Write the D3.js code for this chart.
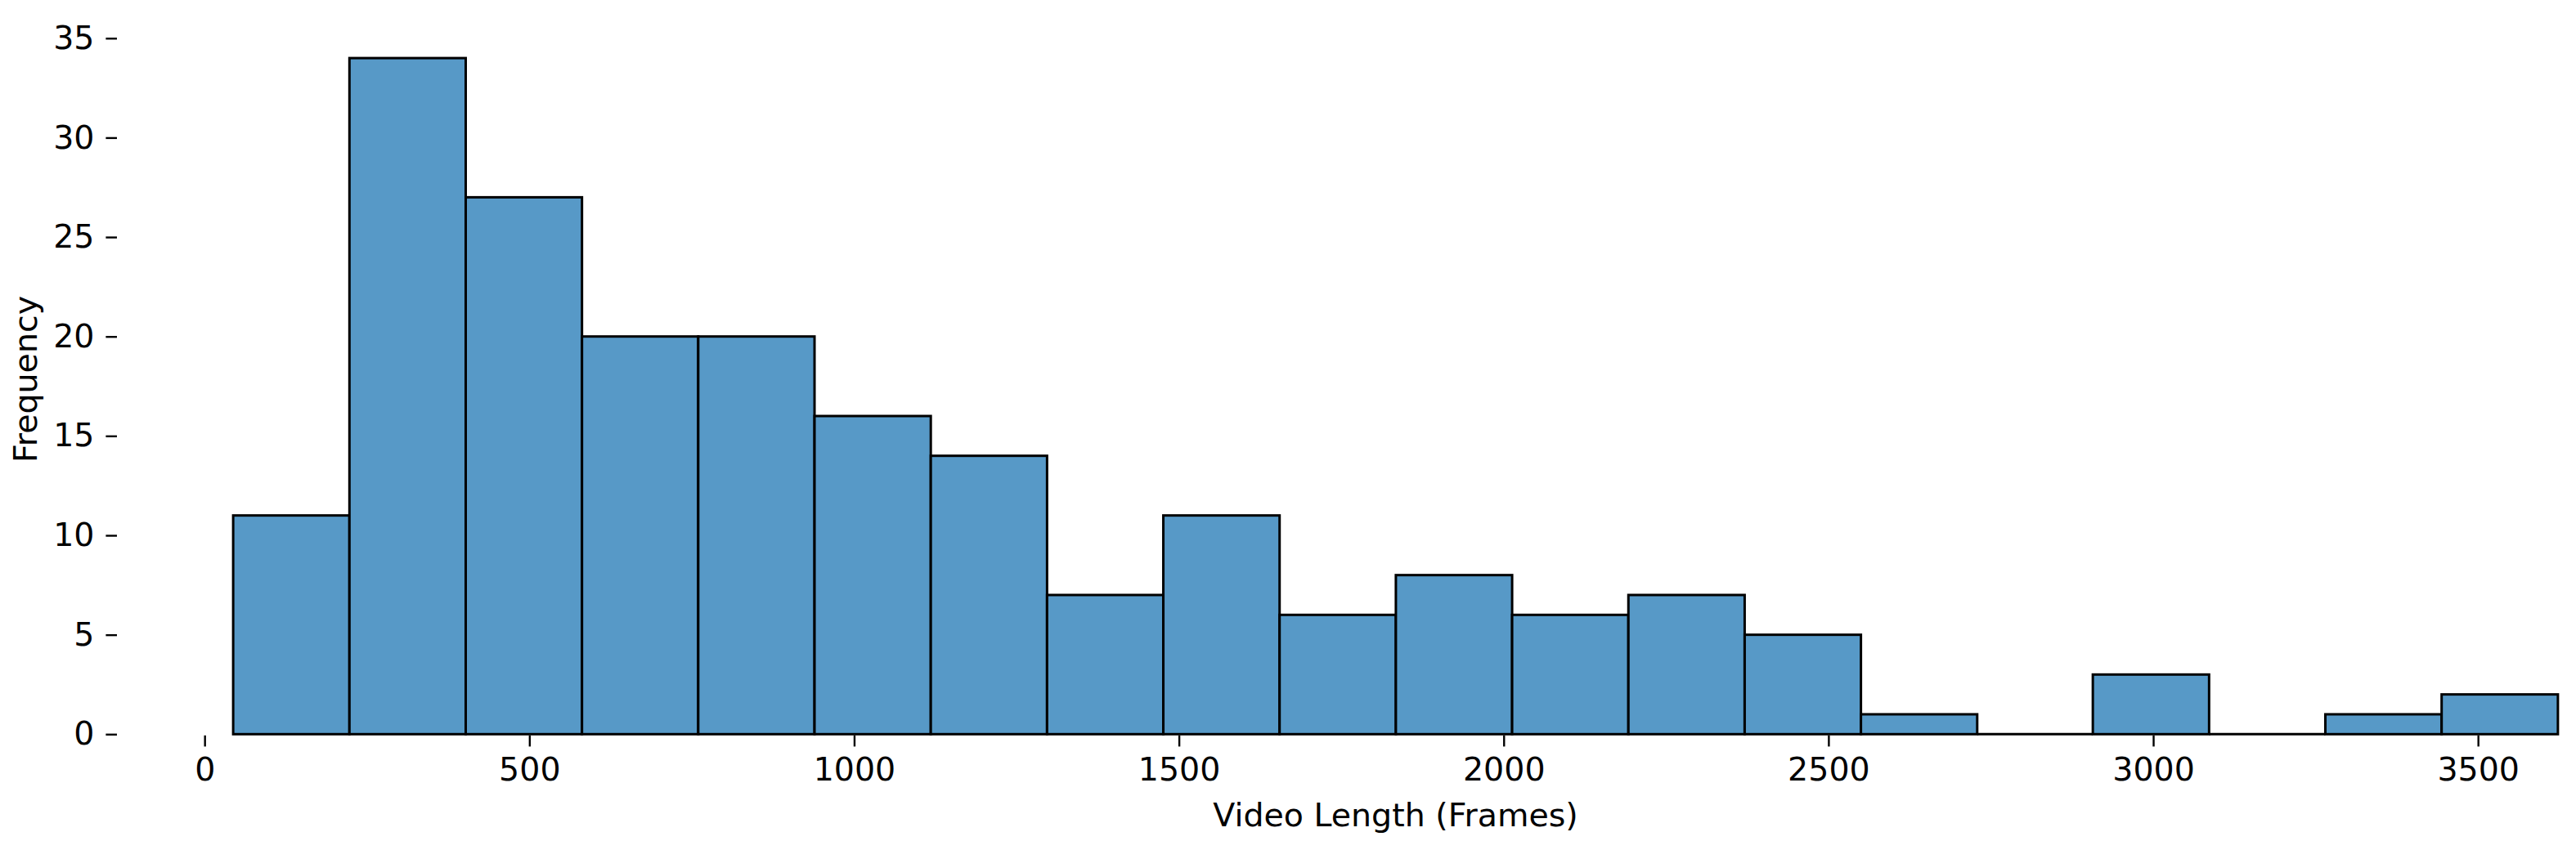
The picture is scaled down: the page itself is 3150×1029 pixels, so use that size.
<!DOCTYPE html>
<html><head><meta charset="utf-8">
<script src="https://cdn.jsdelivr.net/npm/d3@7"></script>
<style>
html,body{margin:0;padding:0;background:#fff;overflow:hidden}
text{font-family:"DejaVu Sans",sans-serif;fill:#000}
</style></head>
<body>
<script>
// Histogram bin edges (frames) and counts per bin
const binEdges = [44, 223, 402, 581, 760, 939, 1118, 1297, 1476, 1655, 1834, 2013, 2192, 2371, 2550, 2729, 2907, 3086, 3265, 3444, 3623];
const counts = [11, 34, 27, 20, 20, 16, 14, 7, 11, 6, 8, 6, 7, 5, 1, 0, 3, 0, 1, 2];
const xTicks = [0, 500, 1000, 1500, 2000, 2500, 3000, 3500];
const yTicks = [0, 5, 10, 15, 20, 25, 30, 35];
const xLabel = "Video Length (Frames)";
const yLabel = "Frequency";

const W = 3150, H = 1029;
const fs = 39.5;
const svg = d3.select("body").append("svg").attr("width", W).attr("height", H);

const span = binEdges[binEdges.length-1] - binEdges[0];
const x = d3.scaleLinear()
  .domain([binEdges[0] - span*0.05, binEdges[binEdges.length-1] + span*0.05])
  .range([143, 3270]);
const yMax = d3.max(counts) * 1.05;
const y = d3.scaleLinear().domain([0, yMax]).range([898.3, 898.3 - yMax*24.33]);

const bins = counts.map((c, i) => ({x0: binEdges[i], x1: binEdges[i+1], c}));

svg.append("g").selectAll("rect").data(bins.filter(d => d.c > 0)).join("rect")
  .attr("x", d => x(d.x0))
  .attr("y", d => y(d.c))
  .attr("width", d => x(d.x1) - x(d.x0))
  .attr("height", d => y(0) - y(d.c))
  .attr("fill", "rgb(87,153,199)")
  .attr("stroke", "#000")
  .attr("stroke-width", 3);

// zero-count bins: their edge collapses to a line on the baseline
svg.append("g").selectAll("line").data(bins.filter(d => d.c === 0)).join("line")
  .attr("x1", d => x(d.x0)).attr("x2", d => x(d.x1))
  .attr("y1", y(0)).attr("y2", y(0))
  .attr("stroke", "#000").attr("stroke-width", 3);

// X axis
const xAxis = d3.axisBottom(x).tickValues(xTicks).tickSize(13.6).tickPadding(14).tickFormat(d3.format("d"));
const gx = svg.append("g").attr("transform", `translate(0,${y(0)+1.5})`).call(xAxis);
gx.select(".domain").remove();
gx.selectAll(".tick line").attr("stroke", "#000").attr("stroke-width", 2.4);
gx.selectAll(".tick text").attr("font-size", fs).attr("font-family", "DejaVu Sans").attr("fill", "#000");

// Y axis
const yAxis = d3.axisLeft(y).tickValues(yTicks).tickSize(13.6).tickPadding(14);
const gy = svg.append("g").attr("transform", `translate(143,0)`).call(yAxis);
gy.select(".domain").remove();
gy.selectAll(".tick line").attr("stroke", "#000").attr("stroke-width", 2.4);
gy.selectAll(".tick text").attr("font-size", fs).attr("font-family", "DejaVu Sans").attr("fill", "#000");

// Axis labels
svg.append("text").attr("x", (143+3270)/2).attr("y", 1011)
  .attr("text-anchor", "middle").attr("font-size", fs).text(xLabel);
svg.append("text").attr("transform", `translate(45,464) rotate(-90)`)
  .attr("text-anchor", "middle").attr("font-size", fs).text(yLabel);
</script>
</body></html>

==*==

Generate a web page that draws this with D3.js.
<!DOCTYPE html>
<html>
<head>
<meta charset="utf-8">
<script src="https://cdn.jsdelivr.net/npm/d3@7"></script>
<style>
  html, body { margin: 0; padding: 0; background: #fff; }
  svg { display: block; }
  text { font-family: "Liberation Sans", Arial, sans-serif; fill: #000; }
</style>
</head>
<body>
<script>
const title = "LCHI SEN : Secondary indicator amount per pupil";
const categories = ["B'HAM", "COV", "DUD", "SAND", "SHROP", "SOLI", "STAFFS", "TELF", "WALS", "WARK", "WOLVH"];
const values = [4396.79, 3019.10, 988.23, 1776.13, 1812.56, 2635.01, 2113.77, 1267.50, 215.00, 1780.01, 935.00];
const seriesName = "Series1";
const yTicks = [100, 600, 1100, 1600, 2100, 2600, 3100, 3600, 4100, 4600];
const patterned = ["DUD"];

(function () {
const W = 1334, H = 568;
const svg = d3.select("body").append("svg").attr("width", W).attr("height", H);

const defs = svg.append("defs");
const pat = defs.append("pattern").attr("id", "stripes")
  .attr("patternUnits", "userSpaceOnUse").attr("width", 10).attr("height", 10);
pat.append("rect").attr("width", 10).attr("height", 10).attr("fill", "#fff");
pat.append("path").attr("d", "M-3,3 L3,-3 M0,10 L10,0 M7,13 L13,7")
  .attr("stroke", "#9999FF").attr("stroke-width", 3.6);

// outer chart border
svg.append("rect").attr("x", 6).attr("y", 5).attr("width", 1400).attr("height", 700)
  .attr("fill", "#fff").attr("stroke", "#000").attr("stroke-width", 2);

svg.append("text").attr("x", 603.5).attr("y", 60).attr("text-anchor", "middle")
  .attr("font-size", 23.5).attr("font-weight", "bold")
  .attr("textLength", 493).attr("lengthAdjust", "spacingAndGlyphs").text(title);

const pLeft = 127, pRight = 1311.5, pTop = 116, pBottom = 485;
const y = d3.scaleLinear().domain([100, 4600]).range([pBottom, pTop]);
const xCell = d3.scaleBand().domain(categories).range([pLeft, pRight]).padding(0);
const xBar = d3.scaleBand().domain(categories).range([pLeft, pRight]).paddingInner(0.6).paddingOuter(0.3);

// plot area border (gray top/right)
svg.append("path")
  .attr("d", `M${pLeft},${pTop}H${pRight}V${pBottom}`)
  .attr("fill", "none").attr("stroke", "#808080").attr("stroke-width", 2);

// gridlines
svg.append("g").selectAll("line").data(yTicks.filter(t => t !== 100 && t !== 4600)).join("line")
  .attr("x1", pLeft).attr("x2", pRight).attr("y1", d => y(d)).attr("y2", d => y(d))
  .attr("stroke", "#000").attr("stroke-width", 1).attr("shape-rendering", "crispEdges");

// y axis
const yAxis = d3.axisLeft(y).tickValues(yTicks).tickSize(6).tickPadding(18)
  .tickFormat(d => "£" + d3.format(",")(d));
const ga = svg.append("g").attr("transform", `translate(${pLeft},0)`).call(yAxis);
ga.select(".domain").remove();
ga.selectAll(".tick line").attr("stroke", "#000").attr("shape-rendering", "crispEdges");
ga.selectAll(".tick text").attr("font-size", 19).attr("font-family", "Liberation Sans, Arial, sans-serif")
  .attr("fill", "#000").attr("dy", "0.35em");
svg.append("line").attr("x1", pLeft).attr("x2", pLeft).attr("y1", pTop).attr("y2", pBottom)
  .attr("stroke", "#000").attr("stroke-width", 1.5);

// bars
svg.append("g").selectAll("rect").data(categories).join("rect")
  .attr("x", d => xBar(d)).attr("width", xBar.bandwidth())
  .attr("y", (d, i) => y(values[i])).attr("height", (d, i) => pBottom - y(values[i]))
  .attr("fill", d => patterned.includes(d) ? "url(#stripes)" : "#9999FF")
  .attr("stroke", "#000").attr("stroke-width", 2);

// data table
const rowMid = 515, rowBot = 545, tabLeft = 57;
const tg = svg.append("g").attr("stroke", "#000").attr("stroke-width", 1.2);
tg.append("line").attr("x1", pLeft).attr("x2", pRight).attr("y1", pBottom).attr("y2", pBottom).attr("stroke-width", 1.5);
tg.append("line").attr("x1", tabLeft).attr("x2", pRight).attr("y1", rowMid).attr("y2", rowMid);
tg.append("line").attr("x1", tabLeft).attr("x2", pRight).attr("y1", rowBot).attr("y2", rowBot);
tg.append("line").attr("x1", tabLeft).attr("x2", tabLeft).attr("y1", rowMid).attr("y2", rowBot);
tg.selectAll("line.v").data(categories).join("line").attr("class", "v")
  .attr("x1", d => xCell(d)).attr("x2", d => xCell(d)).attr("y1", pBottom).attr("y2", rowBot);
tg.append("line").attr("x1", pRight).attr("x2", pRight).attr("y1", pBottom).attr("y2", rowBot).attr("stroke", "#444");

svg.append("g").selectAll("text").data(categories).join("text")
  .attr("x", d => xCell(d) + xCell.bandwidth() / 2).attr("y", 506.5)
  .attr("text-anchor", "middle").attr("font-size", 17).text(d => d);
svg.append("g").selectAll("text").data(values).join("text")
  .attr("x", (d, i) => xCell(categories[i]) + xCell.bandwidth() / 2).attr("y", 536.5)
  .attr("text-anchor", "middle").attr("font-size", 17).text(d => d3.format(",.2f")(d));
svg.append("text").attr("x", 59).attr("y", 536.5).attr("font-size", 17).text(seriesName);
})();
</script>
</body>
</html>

==*==

Which lines hold the word "page"? Return all of them from the records above.

**Full output**
The picture is scaled down: the page itself is 3150×1029 pixels, so use that size.
Generate a web page that draws this with D3.js.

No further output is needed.